## Input rows
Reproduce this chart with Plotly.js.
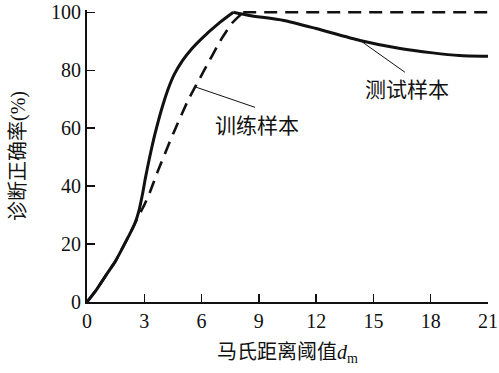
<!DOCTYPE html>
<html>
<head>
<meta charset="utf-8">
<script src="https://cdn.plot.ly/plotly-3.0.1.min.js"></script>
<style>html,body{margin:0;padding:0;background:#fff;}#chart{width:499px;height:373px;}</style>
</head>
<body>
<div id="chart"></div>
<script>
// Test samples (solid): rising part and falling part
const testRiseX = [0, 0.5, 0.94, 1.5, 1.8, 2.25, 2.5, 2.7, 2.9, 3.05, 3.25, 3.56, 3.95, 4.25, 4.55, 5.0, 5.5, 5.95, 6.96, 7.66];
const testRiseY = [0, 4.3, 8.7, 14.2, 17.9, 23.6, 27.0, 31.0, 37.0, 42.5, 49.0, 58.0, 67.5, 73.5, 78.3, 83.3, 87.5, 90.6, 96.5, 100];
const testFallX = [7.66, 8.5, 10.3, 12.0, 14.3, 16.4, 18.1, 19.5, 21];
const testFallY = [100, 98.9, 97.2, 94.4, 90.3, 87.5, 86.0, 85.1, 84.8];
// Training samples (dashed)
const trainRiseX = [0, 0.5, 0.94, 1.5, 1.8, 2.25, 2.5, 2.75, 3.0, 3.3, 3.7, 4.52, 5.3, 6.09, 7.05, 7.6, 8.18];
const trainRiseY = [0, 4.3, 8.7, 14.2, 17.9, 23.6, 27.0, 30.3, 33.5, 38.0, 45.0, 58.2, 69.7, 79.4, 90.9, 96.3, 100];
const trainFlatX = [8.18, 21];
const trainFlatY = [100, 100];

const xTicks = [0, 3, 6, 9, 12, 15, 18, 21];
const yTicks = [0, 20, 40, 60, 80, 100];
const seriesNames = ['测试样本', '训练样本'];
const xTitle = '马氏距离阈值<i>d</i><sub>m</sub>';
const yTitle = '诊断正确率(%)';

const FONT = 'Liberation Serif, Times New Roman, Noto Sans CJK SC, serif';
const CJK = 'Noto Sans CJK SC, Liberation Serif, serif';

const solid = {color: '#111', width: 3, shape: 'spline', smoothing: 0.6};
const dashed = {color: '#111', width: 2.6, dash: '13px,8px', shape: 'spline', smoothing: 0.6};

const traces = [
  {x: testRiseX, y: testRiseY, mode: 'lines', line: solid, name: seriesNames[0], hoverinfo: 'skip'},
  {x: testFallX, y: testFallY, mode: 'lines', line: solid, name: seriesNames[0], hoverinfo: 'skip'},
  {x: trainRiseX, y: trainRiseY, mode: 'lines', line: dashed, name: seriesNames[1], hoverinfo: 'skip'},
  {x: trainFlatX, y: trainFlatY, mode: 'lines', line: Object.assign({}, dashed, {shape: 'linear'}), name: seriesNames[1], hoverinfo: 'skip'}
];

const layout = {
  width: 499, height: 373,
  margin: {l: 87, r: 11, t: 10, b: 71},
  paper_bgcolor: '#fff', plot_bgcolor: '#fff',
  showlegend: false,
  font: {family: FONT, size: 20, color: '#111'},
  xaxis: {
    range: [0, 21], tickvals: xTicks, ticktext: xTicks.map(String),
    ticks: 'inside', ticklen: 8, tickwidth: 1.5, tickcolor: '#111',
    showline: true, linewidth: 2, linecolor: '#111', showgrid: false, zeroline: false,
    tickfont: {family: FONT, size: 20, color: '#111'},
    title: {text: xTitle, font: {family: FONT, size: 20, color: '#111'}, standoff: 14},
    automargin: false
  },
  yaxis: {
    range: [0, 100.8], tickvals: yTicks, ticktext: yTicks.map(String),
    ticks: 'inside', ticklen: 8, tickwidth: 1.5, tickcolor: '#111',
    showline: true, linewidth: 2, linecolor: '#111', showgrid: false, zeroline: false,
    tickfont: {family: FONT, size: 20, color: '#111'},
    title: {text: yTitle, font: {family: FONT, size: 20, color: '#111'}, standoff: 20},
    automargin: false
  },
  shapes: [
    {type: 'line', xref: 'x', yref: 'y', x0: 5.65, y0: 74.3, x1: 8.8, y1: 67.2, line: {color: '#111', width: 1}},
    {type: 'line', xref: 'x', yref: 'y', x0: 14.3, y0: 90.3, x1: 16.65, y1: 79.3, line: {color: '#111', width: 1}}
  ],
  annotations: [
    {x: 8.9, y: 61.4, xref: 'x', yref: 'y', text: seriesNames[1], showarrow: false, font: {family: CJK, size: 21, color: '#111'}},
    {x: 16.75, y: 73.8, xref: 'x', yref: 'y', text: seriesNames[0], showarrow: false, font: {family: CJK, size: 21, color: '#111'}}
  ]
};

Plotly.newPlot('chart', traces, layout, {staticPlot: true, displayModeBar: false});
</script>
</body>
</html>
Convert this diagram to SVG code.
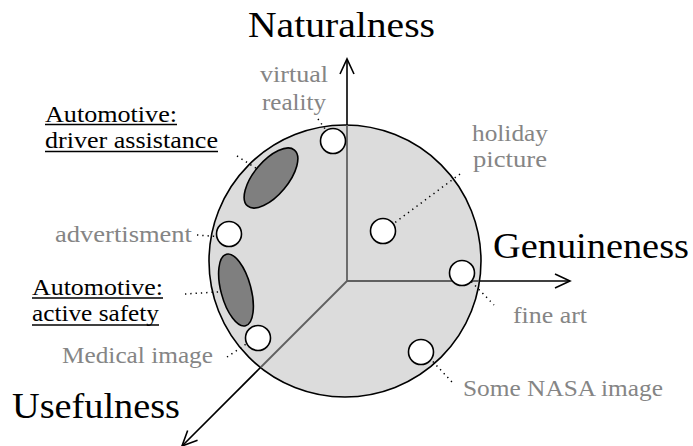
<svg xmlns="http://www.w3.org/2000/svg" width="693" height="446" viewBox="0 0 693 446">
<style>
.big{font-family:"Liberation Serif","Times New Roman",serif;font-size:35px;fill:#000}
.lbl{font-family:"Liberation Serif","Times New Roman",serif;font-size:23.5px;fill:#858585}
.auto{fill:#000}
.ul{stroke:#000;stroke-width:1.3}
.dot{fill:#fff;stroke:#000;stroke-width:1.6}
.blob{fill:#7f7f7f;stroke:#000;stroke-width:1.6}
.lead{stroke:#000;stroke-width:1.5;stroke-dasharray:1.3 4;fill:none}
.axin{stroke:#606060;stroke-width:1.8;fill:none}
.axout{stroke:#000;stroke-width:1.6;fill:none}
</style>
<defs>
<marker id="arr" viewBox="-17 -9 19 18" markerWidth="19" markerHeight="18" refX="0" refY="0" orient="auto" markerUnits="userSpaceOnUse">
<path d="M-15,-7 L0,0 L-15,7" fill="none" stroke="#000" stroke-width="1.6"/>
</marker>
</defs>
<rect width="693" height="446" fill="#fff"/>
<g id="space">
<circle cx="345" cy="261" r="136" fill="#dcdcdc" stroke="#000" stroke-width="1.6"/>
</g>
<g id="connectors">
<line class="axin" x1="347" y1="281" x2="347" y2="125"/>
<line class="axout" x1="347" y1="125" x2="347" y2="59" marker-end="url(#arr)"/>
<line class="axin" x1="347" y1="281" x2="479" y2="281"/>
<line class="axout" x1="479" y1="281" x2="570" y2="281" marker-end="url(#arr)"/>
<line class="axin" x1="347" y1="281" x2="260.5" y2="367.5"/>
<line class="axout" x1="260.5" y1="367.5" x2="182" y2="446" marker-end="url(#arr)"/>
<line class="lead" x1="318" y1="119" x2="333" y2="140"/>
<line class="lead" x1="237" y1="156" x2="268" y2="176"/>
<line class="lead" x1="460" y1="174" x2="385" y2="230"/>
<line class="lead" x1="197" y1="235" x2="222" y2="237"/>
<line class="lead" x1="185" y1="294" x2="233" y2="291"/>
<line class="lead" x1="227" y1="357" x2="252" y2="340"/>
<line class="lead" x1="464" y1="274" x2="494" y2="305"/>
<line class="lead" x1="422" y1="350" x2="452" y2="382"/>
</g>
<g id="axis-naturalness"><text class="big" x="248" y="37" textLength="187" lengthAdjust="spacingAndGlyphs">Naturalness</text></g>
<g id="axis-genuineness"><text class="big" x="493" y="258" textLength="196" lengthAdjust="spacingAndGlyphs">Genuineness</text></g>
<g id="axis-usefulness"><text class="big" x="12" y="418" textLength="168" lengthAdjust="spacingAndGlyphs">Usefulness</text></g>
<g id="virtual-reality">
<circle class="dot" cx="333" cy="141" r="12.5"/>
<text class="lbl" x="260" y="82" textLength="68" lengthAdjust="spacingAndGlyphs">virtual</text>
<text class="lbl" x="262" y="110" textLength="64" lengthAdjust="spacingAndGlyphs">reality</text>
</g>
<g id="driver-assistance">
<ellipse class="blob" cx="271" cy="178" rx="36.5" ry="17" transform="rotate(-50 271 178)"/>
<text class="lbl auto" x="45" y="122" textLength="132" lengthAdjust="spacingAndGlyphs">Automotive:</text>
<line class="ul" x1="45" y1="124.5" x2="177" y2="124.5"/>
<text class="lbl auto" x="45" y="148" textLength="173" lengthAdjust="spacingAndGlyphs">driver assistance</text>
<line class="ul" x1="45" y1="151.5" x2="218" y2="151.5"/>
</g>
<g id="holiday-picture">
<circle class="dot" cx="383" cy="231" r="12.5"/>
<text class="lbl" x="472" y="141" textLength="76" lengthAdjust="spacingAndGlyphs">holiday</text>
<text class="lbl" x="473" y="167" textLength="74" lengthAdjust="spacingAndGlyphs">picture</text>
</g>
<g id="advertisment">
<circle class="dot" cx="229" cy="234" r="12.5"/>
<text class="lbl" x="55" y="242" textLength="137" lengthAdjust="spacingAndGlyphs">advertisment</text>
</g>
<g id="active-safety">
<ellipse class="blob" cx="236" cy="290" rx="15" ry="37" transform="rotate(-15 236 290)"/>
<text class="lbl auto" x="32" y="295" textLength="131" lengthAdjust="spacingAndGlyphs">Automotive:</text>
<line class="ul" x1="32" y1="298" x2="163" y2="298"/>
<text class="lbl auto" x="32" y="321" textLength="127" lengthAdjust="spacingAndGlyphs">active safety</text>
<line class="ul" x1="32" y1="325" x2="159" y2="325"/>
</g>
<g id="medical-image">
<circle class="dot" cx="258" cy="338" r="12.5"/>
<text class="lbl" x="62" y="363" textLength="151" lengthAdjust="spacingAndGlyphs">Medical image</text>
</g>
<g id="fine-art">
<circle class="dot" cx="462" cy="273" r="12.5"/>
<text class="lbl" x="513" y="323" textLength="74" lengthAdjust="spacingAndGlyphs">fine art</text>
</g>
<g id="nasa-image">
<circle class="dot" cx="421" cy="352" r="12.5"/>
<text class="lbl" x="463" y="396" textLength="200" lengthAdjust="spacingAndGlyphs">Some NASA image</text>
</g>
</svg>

## To be done
Show every line above in which the word "chart" occurs.

## The answer
Reproduce this chart with Plotly.js.
<style>html,body{margin:0;padding:0;background:#fff;}#chart{width:499px;height:373px;}</style>
<div id="chart"></div>
Plotly.newPlot('chart', traces, layout, {staticPlot: true, displayModeBar: false});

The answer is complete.